- Born: 20 July 1914 Kolozsvár, Austria-Hungary (present-day Cluj-Napoca, Romania)
- Died: 23 June 2010 (aged 95) Buenos Aires, Argentina
- Known for: Sculpture

= Magda Frank =

Hungarian-Argentine sculptor (1914–2010)

Magda Frank Fischer (20 July 1914 – 23 June 2010) was a Hungarian-Argentine sculptor.

== Biography ==
She was born in Kolozsvár, Transylvania, which at that time belonged to Hungary but in 1918, was incorporated into Romania. Because of Nazi persecution, she left Hungary to settle in Switzerland. Years later, she moved to Paris to study at the Académie Julian. In 1950, she arrived in Buenos Aires, Argentina to visit her brother, her only living family member and here she met the man with whom she had, the sculptor Aurelio Macchi (1916-2010), whom died a week after her.
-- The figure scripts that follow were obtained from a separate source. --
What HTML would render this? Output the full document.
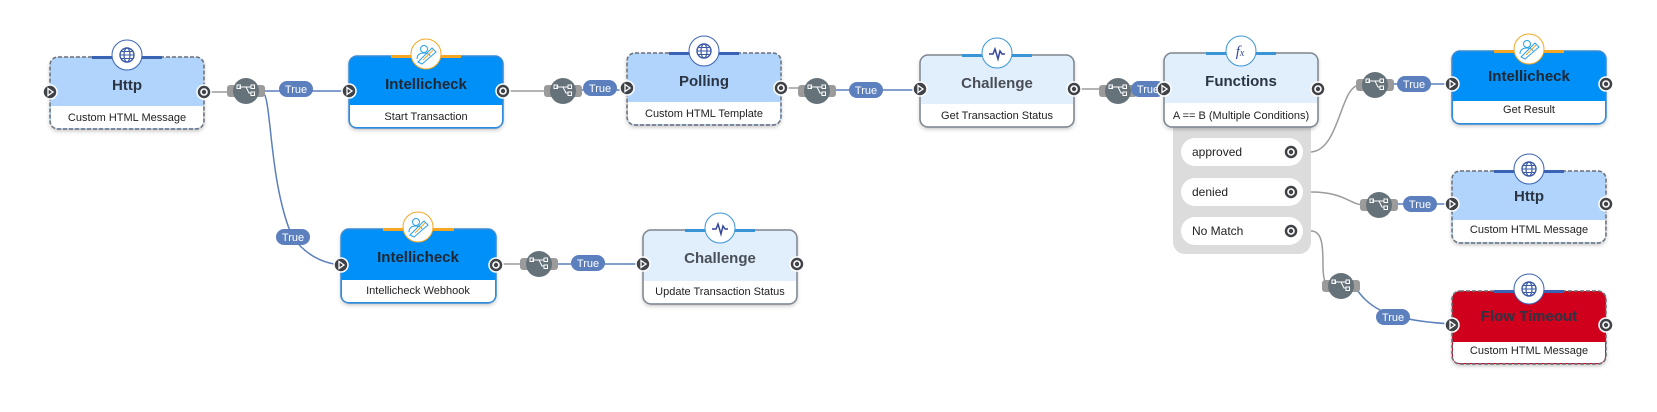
<!DOCTYPE html>
<html><head><meta charset="utf-8"><style>
html,body{margin:0;padding:0;background:#fff;width:1657px;height:412px;overflow:hidden}
svg{display:block;font-family:"Liberation Sans",Arial,sans-serif}
.t{font-size:15px;font-weight:bold;fill:#2b3442;text-anchor:middle}
.f{font-size:11px;fill:#222;text-anchor:middle}
.lb{font-size:11px;fill:#fff;text-anchor:middle}
.r{font-size:12px;fill:#222}
</style></head><body>
<svg width="1657" height="412" viewBox="0 0 1657 412">
<defs>
<filter id="sh" x="-10%" y="-10%" width="120%" height="130%"><feDropShadow dx="0" dy="2" stdDeviation="2" flood-color="#000" flood-opacity="0.25"/></filter>
<g id="inp"><circle r="7" fill="#3f4348" stroke="#fff" stroke-width="1.5"/><path d="M-2,-3.5 L3,0 L-2,3.5 Z" fill="none" stroke="#fff" stroke-width="1.3"/></g>
<g id="outp"><circle r="7" fill="#3f4348" stroke="#fff" stroke-width="1.5"/><circle r="3" fill="none" stroke="#fff" stroke-width="1.6"/></g>
<g id="br"><rect x="-19" y="-6" width="38" height="12" rx="3" fill="#9b9b9b"/><circle r="13" fill="#66727a"/><path d="M-7,-4 h4 M-3,-4 h3 l3,6 h2 M0,-4 h5" stroke="#fff" stroke-width="1" fill="none"/><rect x="-9" y="-6" width="3.5" height="3.5" fill="none" stroke="#fff" stroke-width="1"/><rect x="5" y="-6" width="3.5" height="3.5" fill="none" stroke="#fff" stroke-width="1"/><rect x="5" y="1" width="3.5" height="3.5" fill="none" stroke="#fff" stroke-width="1"/></g>
<g id="tl"><rect x="-17" y="-8" width="34" height="16" rx="8" fill="#5c7fbd"/><text class="lb" y="4">True</text></g>
<g id="globe"><circle r="15" fill="#fff" stroke="#3a63b5" stroke-width="1"/><circle r="7" fill="none" stroke="#3a5aa8" stroke-width="1.4"/><ellipse rx="3" ry="7" fill="none" stroke="#3a5aa8" stroke-width="1.2"/><path d="M-7,0 H7 M-6,-3.5 H6 M-6,3.5 H6" stroke="#3a5aa8" stroke-width="1.1"/></g>
<g id="intl"><circle r="15" fill="#fff" stroke="#f5a623" stroke-width="1"/><circle cx="-2" cy="-5" r="3.5" fill="none" stroke="#2aa0e8" stroke-width="1"/><path d="M-9,5 q0,-6 7,-6 q5,0 6,3 M-8,8 L6,-6 L10,-2 L-4,10 Z" fill="none" stroke="#2aa0e8" stroke-width="1"/><path d="M-3,6 L7,-4" stroke="#f5a623" stroke-width="1"/></g>
<g id="chal"><circle r="15" fill="#fff" stroke="#3a95d6" stroke-width="1"/><path d="M-8,1 H-4 L-2,-4 L1,6 L3,-2 L5,1 H8" fill="none" stroke="#34469a" stroke-width="1.5"/></g>
<g id="fx"><circle r="15" fill="#fff" stroke="#3a95d6" stroke-width="1"/><text x="-1" y="5" style="font-family:'Liberation Serif',serif;font-style:italic;font-size:15px;fill:#34469a;text-anchor:middle">f<tspan font-size="10">x</tspan></text></g>
</defs>

<!-- connectors -->
<g fill="none" stroke-width="1.5">
<path d="M204 92 H230" stroke="#9b9b9b"/>
<path d="M262 91 H349" stroke="#5c7fbd"/>
<path d="M262 92 C272 92 268 180 292 236 Q310 262 341 265" stroke="#5c7fbd"/>
<path d="M503 91 H545" stroke="#9b9b9b"/>
<path d="M580 90 H627" stroke="#5c7fbd"/>
<path d="M781 88 H800" stroke="#9b9b9b"/>
<path d="M834 90 H920" stroke="#5c7fbd"/>
<path d="M1074 89 H1100" stroke="#9b9b9b"/>
<path d="M1135 89 H1164" stroke="#5c7fbd"/>
<path d="M1311 152 C1340 150 1340 85 1360 85" stroke="#9b9b9b"/>
<path d="M1392 84 H1452" stroke="#5c7fbd"/>
<path d="M1311 192 C1345 192 1350 205 1364 205" stroke="#9b9b9b"/>
<path d="M1396 204 H1452" stroke="#5c7fbd"/>
<path d="M1311 231 C1322 231 1323 245 1323 265 Q1323 286 1330 286" stroke="#9b9b9b"/>
<path d="M1354 286 C1368 305 1380 320 1452 324" stroke="#5c7fbd"/>
<path d="M496 264 H522" stroke="#9b9b9b"/>
<path d="M556 264 H643" stroke="#5c7fbd"/>
</g>

<!-- function conditions panel -->
<rect x="1173" y="118" width="138" height="136" rx="12" fill="#dcdcdc"/>
<rect x="1181" y="138" width="122" height="28" rx="14" fill="#fff"/>
<text class="r" x="1192" y="156">approved</text>
<use href="#outp" x="1291" y="152"/>
<rect x="1181" y="178" width="122" height="28" rx="14" fill="#fff"/>
<text class="r" x="1192" y="196">denied</text>
<use href="#outp" x="1291" y="192"/>
<rect x="1181" y="217" width="122" height="28" rx="14" fill="#fff"/>
<text class="r" x="1192" y="235">No Match</text>
<use href="#outp" x="1291" y="231"/>

<!-- Node: Http 1 -->
<g transform="translate(50,57)">
<rect width="154" height="72" rx="8" fill="#b0d4fb" filter="url(#sh)"/>
<path d="M1 49 H153 V64 Q153 71 146 71 H8 Q1 71 1 64 Z" fill="#fff"/>
<rect width="154" height="72" rx="8" fill="none" stroke="#6b7078" stroke-width="1.5" stroke-dasharray="4 2"/>
<line x1="42" y1="0.5" x2="112" y2="0.5" stroke="#3a63b5" stroke-width="3"/>
<use href="#globe" x="77" y="-2"/>
<text class="t" x="77" y="33">Http</text>
<text class="f" x="77" y="64">Custom HTML Message</text>
<use href="#inp" x="0" y="35"/><use href="#outp" x="154" y="35"/>
</g>

<!-- Intellicheck 1 -->
<g transform="translate(349,56)">
<rect width="154" height="72" rx="8" fill="#0090f8" filter="url(#sh)"/>
<path d="M1 49 H153 V64 Q153 71 146 71 H8 Q1 71 1 64 Z" fill="#fff"/>
<rect width="154" height="72" rx="8" fill="none" stroke="#3a8ad6" stroke-width="1.5"/>
<line x1="42" y1="0.5" x2="112" y2="0.5" stroke="#f5a623" stroke-width="3"/>
<use href="#intl" x="77" y="-2"/>
<text class="t" x="77" y="33" style="fill:#1e2630">Intellicheck</text>
<text class="f" x="77" y="64">Start Transaction</text>
<use href="#inp" x="0" y="35"/><use href="#outp" x="154" y="35"/>
</g>

<!-- Polling -->
<g transform="translate(627,53)">
<rect width="154" height="72" rx="8" fill="#b0d4fb" filter="url(#sh)"/>
<path d="M1 49 H153 V64 Q153 71 146 71 H8 Q1 71 1 64 Z" fill="#fff"/>
<rect width="154" height="72" rx="8" fill="none" stroke="#6b7078" stroke-width="1.5" stroke-dasharray="4 2"/>
<line x1="42" y1="0.5" x2="112" y2="0.5" stroke="#3a63b5" stroke-width="3"/>
<use href="#globe" x="77" y="-2"/>
<text class="t" x="77" y="33">Polling</text>
<text class="f" x="77" y="64">Custom HTML Template</text>
<use href="#inp" x="0" y="35"/><use href="#outp" x="154" y="35"/>
</g>

<!-- Challenge 1 -->
<g transform="translate(920,55)">
<rect width="154" height="72" rx="8" fill="#e1eefc" filter="url(#sh)"/>
<path d="M1 49 H153 V64 Q153 71 146 71 H8 Q1 71 1 64 Z" fill="#fff"/>
<rect width="154" height="72" rx="8" fill="none" stroke="#7d858e" stroke-width="1.5"/>
<line x1="42" y1="0.5" x2="112" y2="0.5" stroke="#3a95d6" stroke-width="3"/>
<use href="#chal" x="77" y="-2"/>
<text class="t" x="77" y="33" style="fill:#4a4f57">Challenge</text>
<text class="f" x="77" y="64">Get Transaction Status</text>
<use href="#inp" x="0" y="34"/><use href="#outp" x="154" y="34"/>
</g>

<!-- Functions -->
<g transform="translate(1164,53)">
<rect width="154" height="74" rx="8" fill="#e1eefc" filter="url(#sh)"/>
<path d="M1 50 H153 V66 Q153 73 146 73 H8 Q1 73 1 66 Z" fill="#fff"/>
<rect width="154" height="74" rx="8" fill="none" stroke="#7d858e" stroke-width="1.5"/>
<line x1="42" y1="0.5" x2="112" y2="0.5" stroke="#3a95d6" stroke-width="3"/>
<use href="#fx" x="77" y="-2"/>
<text class="t" x="77" y="33">Functions</text>
<text class="f" x="77" y="66">A == B (Multiple Conditions)</text>
<use href="#inp" x="0" y="36"/><use href="#outp" x="154" y="36"/>
</g>

<!-- Intellicheck 3 -->
<g transform="translate(1452,51)">
<rect width="154" height="73" rx="8" fill="#0090f8" filter="url(#sh)"/>
<path d="M1 50 H153 V65 Q153 72 146 72 H8 Q1 72 1 65 Z" fill="#fff"/>
<rect width="154" height="73" rx="8" fill="none" stroke="#3a8ad6" stroke-width="1.5"/>
<line x1="42" y1="0.5" x2="112" y2="0.5" stroke="#f5a623" stroke-width="3"/>
<use href="#intl" x="77" y="-2"/>
<text class="t" x="77" y="30" style="fill:#1e2630">Intellicheck</text>
<text class="f" x="77" y="62">Get Result</text>
<use href="#inp" x="0" y="33"/><use href="#outp" x="154" y="33"/>
</g>

<!-- Http 2 -->
<g transform="translate(1452,171)">
<rect width="154" height="72" rx="8" fill="#b0d4fb" filter="url(#sh)"/>
<path d="M1 49 H153 V64 Q153 71 146 71 H8 Q1 71 1 64 Z" fill="#fff"/>
<rect width="154" height="72" rx="8" fill="none" stroke="#6b7078" stroke-width="1.5" stroke-dasharray="4 2"/>
<line x1="42" y1="0.5" x2="112" y2="0.5" stroke="#3a63b5" stroke-width="3"/>
<use href="#globe" x="77" y="-2"/>
<text class="t" x="77" y="30">Http</text>
<text class="f" x="77" y="62">Custom HTML Message</text>
<use href="#inp" x="0" y="33"/><use href="#outp" x="154" y="33"/>
</g>

<!-- Flow Timeout -->
<g transform="translate(1452,291)">
<rect width="154" height="73" rx="8" fill="#d0021b" filter="url(#sh)"/>
<path d="M1 51 H153 V65 Q153 72 146 72 H8 Q1 72 1 65 Z" fill="#fff"/>
<rect width="154" height="73" rx="8" fill="none" stroke="#6b7078" stroke-width="1.5" stroke-dasharray="4 2"/>
<line x1="42" y1="0.5" x2="112" y2="0.5" stroke="#3a63b5" stroke-width="3"/>
<use href="#globe" x="77" y="-2"/>
<text class="t" x="77" y="30" style="fill:#2b3442">Flow Timeout</text>
<text class="f" x="77" y="63">Custom HTML Message</text>
<use href="#inp" x="0" y="34"/><use href="#outp" x="154" y="34"/>
</g>

<!-- Intellicheck Webhook -->
<g transform="translate(341,229)">
<rect width="155" height="74" rx="8" fill="#0090f8" filter="url(#sh)"/>
<path d="M1 51 H154 V66 Q154 73 147 73 H8 Q1 73 1 66 Z" fill="#fff"/>
<rect width="155" height="74" rx="8" fill="none" stroke="#3a8ad6" stroke-width="1.5"/>
<line x1="42" y1="0.5" x2="113" y2="0.5" stroke="#f5a623" stroke-width="3"/>
<use href="#intl" x="77" y="-2"/>
<text class="t" x="77" y="33" style="fill:#1e2630">Intellicheck</text>
<text class="f" x="77" y="65">Intellicheck Webhook</text>
<use href="#inp" x="0" y="36"/><use href="#outp" x="155" y="36"/>
</g>

<!-- Challenge 2 -->
<g transform="translate(643,230)">
<rect width="154" height="74" rx="8" fill="#e1eefc" filter="url(#sh)"/>
<path d="M1 51 H153 V66 Q153 73 146 73 H8 Q1 73 1 66 Z" fill="#fff"/>
<rect width="154" height="74" rx="8" fill="none" stroke="#7d858e" stroke-width="1.5"/>
<line x1="42" y1="0.5" x2="112" y2="0.5" stroke="#3a95d6" stroke-width="3"/>
<use href="#chal" x="77" y="-2"/>
<text class="t" x="77" y="33" style="fill:#4a4f57">Challenge</text>
<text class="f" x="77" y="65">Update Transaction Status</text>
<use href="#inp" x="0" y="34"/><use href="#outp" x="154" y="34"/>
</g>

<!-- branches & labels -->
<use href="#br" x="246" y="91"/><use href="#tl" x="296" y="89"/>
<use href="#tl" x="293" y="237"/>
<use href="#br" x="563" y="91"/><use href="#tl" x="600" y="88"/>
<use href="#br" x="817" y="91"/><use href="#tl" x="866" y="90"/>
<use href="#br" x="1118" y="91"/><use href="#tl" x="1148" y="89"/>
<use href="#inp" x="1164" y="89"/>
<use href="#br" x="1375" y="85"/><use href="#tl" x="1414" y="84"/>
<use href="#br" x="1379" y="205"/><use href="#tl" x="1420" y="204"/>
<use href="#br" x="1341" y="286"/><use href="#tl" x="1393" y="317"/>
<use href="#br" x="539" y="264"/><use href="#tl" x="588" y="263"/>
</svg>
</body></html>
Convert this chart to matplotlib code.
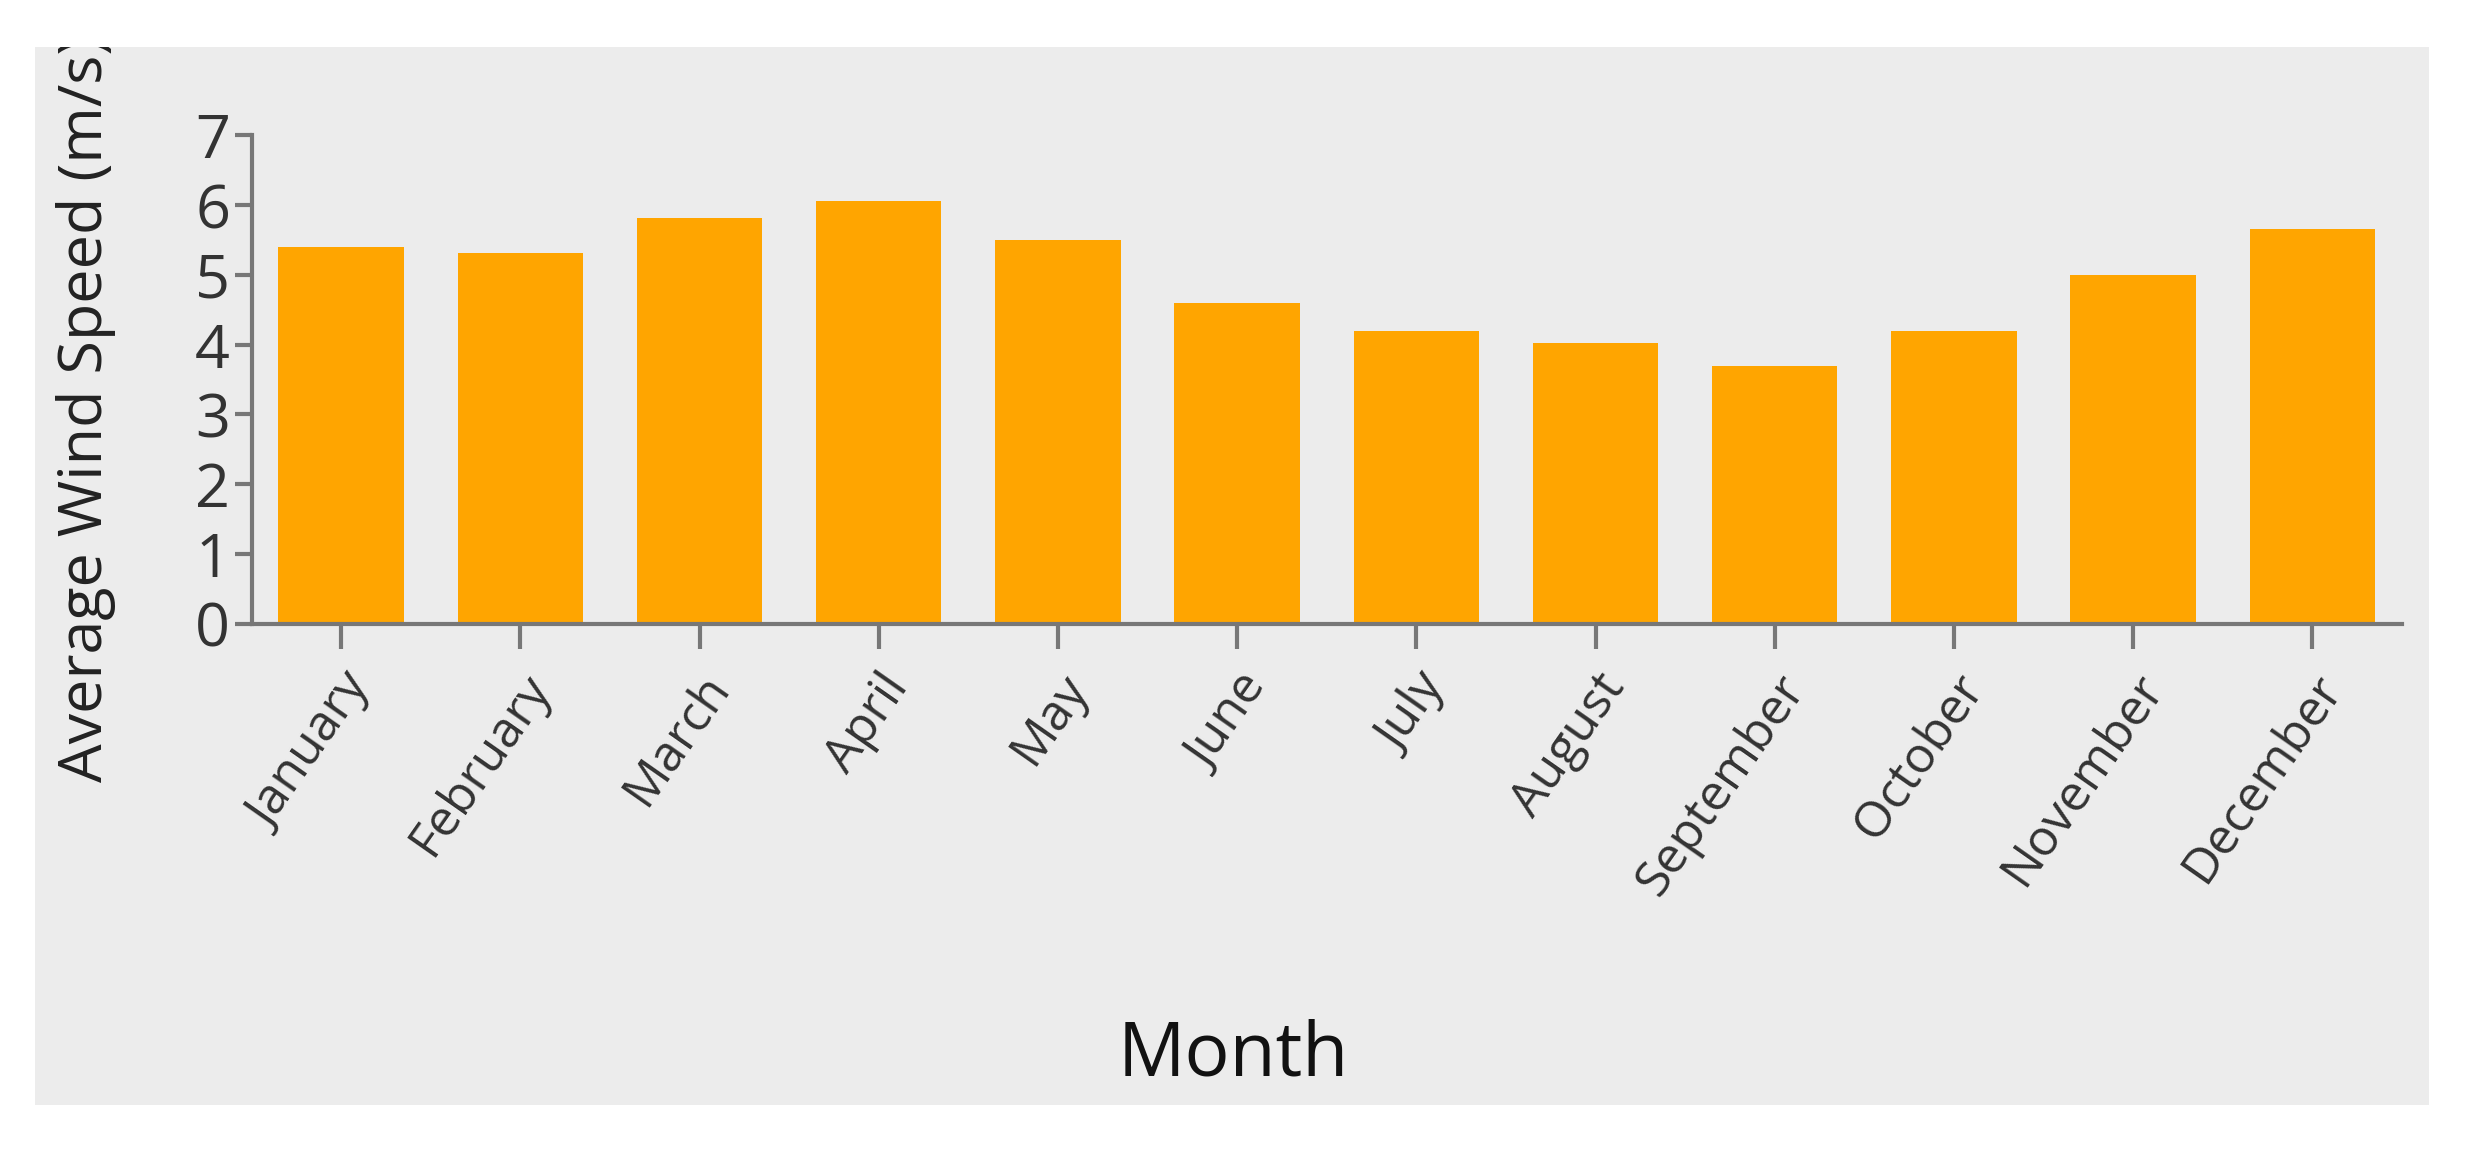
import matplotlib.pyplot as plt
from matplotlib.patches import Rectangle

months = ['January', 'February', 'March', 'April', 'May', 'June', 'July',
          'August', 'September', 'October', 'November', 'December']
wind_speed = [5.4, 5.32, 5.81, 6.06, 5.5, 4.6, 4.19, 4.03, 3.69, 4.19, 5.0, 5.65]

plt.rcParams['font.family'] = ['Open Sans', 'DejaVu Sans']
fig = plt.figure(figsize=(24.66, 11.51), dpi=100)
fig.patch.set_facecolor('white')
panel = Rectangle((0.014, 0.04), 0.971, 0.919, transform=fig.transFigure,
                  facecolor='#ececec', edgecolor='none', zorder=-10)
fig.patches.append(panel)

ax = fig.add_axes([0.102, 0.458, 0.872, 0.4245])
ax.set_zorder(5)
ax.set_facecolor('none')
x = range(len(months))
ax.bar(x, wind_speed, width=0.7, color='#ffa500')
ax.set_xlim(-0.5, len(months) - 0.5)
ax.set_ylim(0, 7)
ax.set_yticks(range(8))
ax.set_xticks(x)
ax.set_xticklabels(months, rotation=55, ha='right', rotation_mode='anchor',
                   fontsize=36)
ax.tick_params(axis='y', labelsize=44, colors='#777777', length=12, width=3)
ax.tick_params(axis='x', length=18, width=3, colors='#777777', pad=12)
for lbl in ax.get_xticklabels() + ax.get_yticklabels():
    lbl.set_color('#333333')
for s in ['top', 'right']:
    ax.spines[s].set_visible(False)
for s in ['left', 'bottom']:
    ax.spines[s].set_color('#777777')
    ax.spines[s].set_linewidth(3)

fig.text(0.5, 0.05, 'Month', ha='center', va='bottom', fontsize=54, color='#111111')
yl = fig.text(0.035, 0.321, 'Average Wind Speed (m/s)', rotation=90,
              ha='center', va='bottom', fontsize=44, color='#222222')
yl.set_clip_path(panel)
yl.set_clip_on(True)

fig.savefig('out.png', dpi=100)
Here, she was appointed professor at the Artes Visuales de Buenos Aires and exhibited at the Galería Pizarro. She participated in the Premio Palanza Buenos Aires. She received the Benito Quinquela Martín award at the Eduardo Sívori Museum, and was honored by the Argentine Senate. Her works are part of the collections at the Musée National d'Art Moderne in Paris, the National Museum of Fine Arts in Paris, the National Museum of Fine Arts in Buenos Aires. Frank resettled in Argentina in 1995 and built the Magda Frank House Museum in the Saavedra barrio at Vedia 3546. She died in 2010 in Buenos Aires.